The FST also said that the MFSA had said back in August when it restricted Portmann’s activities, that it would monitor these restrictions, it had since then failed to specify how it would be assessing or monitoring the restrictions.

“The Tribunal considers the authority’s decision as abusive and manifestly unfair since by effectively cancelling the appellant’s licence without calling it such, the authority by its actions and inactions deprived it from the benefit would have enjoyed of a cancelled licence pending appellate proceedings.”

The FST said it would now consider the authority’s decision to be an effective cancellation, and ordered the MFSA to effect a monitoring and review assessment of Portmann’s internal controls within three weeks from 23 October.

 

Venezuela money laundering

Portmann’s clients include Venezuelan national Jose Vincente Amparan Croquer, aka ‘Chente’, described by the US investigators as a “professional money launderer” who uses a Spanish real estate firm as his front. According to the criminal complaint, “Amparan also maintains relationships with ‘European Financial Institution 1’ in Malta” now suspected to be Portmann Capital Management.   

US investigators used email search warrants to confirm the flow of funds from Venezuela’s state petroleum company PVDSA, to conspirators through ‘European Financial Institution 1’. One email, carrying an attachment titled ‘Operation 600k’, contained worksheets detailing the illicit cash flows from Venezuela to Malta: which included €20.4 million assigned to the Maltese ‘European Financial Institution 1’ as a 4% fee.

The MFSA and FIAU suspect that the company’s core business was carrying out unlicensed payments services for its select clients, of significantly high values not related to investment operations but as a substitute for banking or payment accounts.  

But both the MFSA’s and FIAU’s fines were only finally imposed in August 2018, after Portmann was implicated in the Venezuelan money laundering probe.  

While the MFSA discovered the unlicensed payments during a site visit in June 2016, the company is accusing both the regulator and the FIAU of acting belatedly in response to press attention. 

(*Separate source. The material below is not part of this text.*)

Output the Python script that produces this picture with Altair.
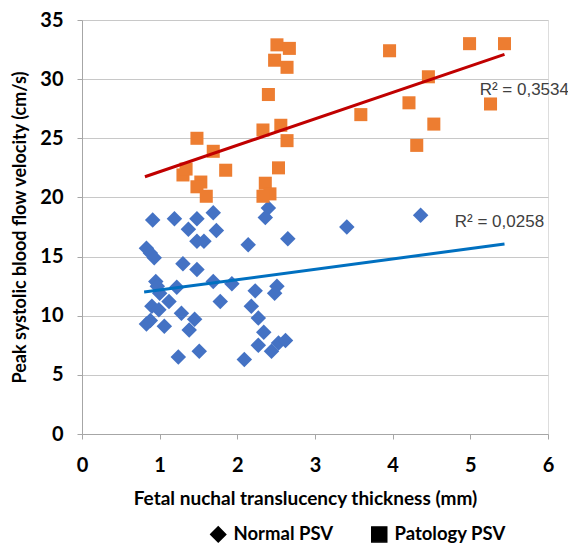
import altair as alt
import pandas as pd

normal_x = [0.91,1.19,1.48,1.69,1.37,1.73,1.48,1.57,2.14,2.65,0.83,0.88,0.93,1.30,1.48,0.95,0.97,1.00,1.22,1.69,1.93,1.12,0.90,0.99,1.28,1.78,2.23,2.51,2.48,2.18,2.27,2.34,0.83,0.88,1.06,1.45,1.38,2.27,2.44,2.53,2.62,1.24,1.51,2.09,2.40,2.36,3.41,4.36]
normal_y = [18.1,18.2,18.2,18.7,17.3,17.2,16.3,16.3,16.0,16.5,15.7,15.3,14.9,14.4,13.9,12.9,12.5,11.9,12.4,12.9,12.7,11.2,10.8,10.5,10.2,11.2,12.1,12.5,11.9,10.8,9.8,8.6,9.3,9.6,9.1,9.7,8.8,7.5,7.0,7.7,7.9,6.5,7.0,6.3,19.1,18.3,17.5,18.5]

patology_x = [1.30,1.34,1.53,1.48,1.60,1.85,2.53,2.36,2.42,2.33,1.69,2.51,2.67,2.48,2.64,2.40,1.48,2.33,2.56,2.64,3.96,4.99,5.44,4.46,4.21,5.26,3.59,4.53,4.31]
patology_y = [21.9,22.4,21.3,20.9,20.1,22.3,22.5,21.2,20.3,20.1,23.9,32.9,32.6,31.6,31.0,28.7,25.0,25.7,26.1,24.8,32.4,33.0,33.0,30.2,28.0,27.9,27.0,26.2,24.4]

trend_patology_x = [0.81, 5.44]
trend_patology_y = [21.75, 32.1]
trend_normal_x = [0.80, 5.44]
trend_normal_y = [12.0, 16.06]

series_names = ["Normal PSV", "Patology PSV"]
r2_labels = ["R\u00b2 = 0,0258", "R\u00b2 = 0,3534"]
r2_x = [4.80, 5.12]
r2_y = [17.95, 29.1]

normal_df = pd.DataFrame({"x": normal_x, "y": normal_y, "series": series_names[0]})
patology_df = pd.DataFrame({"x": patology_x, "y": patology_y, "series": series_names[1]})
trend = pd.DataFrame({
    "x": trend_normal_x + trend_patology_x,
    "y": trend_normal_y + trend_patology_y,
    "series": [series_names[0]] * 2 + [series_names[1]] * 2,
})
labels = pd.DataFrame({"x": r2_x, "y": r2_y, "text": r2_labels})

FONT = "Lato"
xs = alt.Scale(domain=[0, 6], nice=False)
ys = alt.Scale(domain=[0, 35], nice=False)

xax = alt.Axis(values=[0,1,2,3,4,5,6], format="d", labelFlush=False, grid=False, domainColor="#a6a6a6",
               tickColor="#a6a6a6", tickSize=5, labelFont=FONT, labelFontWeight="bold", labelFontSize=20,
               labelColor="#000000", labelPadding=16, title="Fetal nuchal translucency thickness (mm)",
               titleFont=FONT, titleFontWeight="bold", titleFontSize=19, titleColor="#000000", titlePadding=14,
               titleX=223, titleAlign="center")
yax = alt.Axis(values=[0,5,10,15,20,25,30,35], format="d", labelFlush=False, grid=True, gridColor="#c8c8c8",
               domainColor="#a6a6a6", tickColor="#a6a6a6", tickSize=5, labelFont=FONT, labelFontWeight="bold",
               labelFontSize=20, labelColor="#000000", labelPadding=14,
               title="Peak systolic blood flow velocity (cm/s)", titleFont=FONT, titleFontWeight="bold",
               titleFontSize=18, titleColor="#000000", titlePadding=10)

color_enc = alt.Color("series:N", scale=alt.Scale(domain=series_names, range=["#4472C4", "#ED7D31"]), legend=None)
shape_enc = alt.Shape("series:N", scale=alt.Scale(domain=series_names, range=["diamond", "square"]),
                      legend=alt.Legend(orient="none", legendX=127, legendY=505, direction="horizontal",
                                        title=None, labelFont=FONT, labelFontWeight="bold", labelFontSize=18.5,
                                        labelColor="#000000", symbolFillColor="#000000",
                                        symbolStrokeColor="#000000", symbolSize=225, columnPadding=34,
                                        labelOffset=6))

normal_pts = alt.Chart(normal_df).mark_point(filled=True, opacity=1, size=240).encode(
    x=alt.X("x:Q", scale=xs, axis=xax),
    y=alt.Y("y:Q", scale=ys, axis=yax),
    color=color_enc, shape=shape_enc,
)
patology_pts = alt.Chart(patology_df).mark_point(filled=True, opacity=1, size=170).encode(
    x=alt.X("x:Q", scale=xs), y=alt.Y("y:Q", scale=ys),
    color=color_enc, shape=shape_enc,
)

lines = alt.Chart(trend).mark_line(strokeWidth=3).encode(
    x="x:Q", y="y:Q",
    color=alt.Color("series:N", scale=alt.Scale(domain=series_names, range=["#0070C0", "#C00000"]), legend=None),
    detail="series:N",
)

txt = alt.Chart(labels).mark_text(align="left", baseline="middle", font="Liberation Sans", fontSize=17,
                                  color="#404040").encode(x="x:Q", y="y:Q", text="text:N")

chart = alt.layer(normal_pts, patology_pts, lines, txt).resolve_scale(color="independent").properties(
    width=466, height=414,
    autosize=alt.AutoSizeParams(type="none"),
    padding={"left": 74, "top": 12, "right": 20, "bottom": 110},
).configure_view(stroke=None).configure(background="#ffffff")

chart.save("out.html", embed_options={"renderer": "svg", "actions": False})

Indeed, the FIAU carried out its own site visit in November 2016, in which it discovered major breaches of financial rules on due diligence and client on-boarding, but again only fined the company €370,250 on 24 August 2018, 13 days after the Maltese press reported the Venezuelan money laundering investigation by United States investigators in Miami.  

Portmann is now claiming the FIAU’s and MFSA’s actions were only spurred by the press reports, since the two authorities were “silent for 10 months” after their follow-up requests on their 2016 site visits.   

“The FIAU was pushed into action by what emerged in the media as they referred to ‘the possible impact... on Malta’s reputation’ in their sanction letter,” Portmann’s lawyers said in a court document contesting the fines. “It is unfair that the company has been judged by what was published in the media... if nothing had happened, or had timely adjudication taken place before, the outcome would have been different.”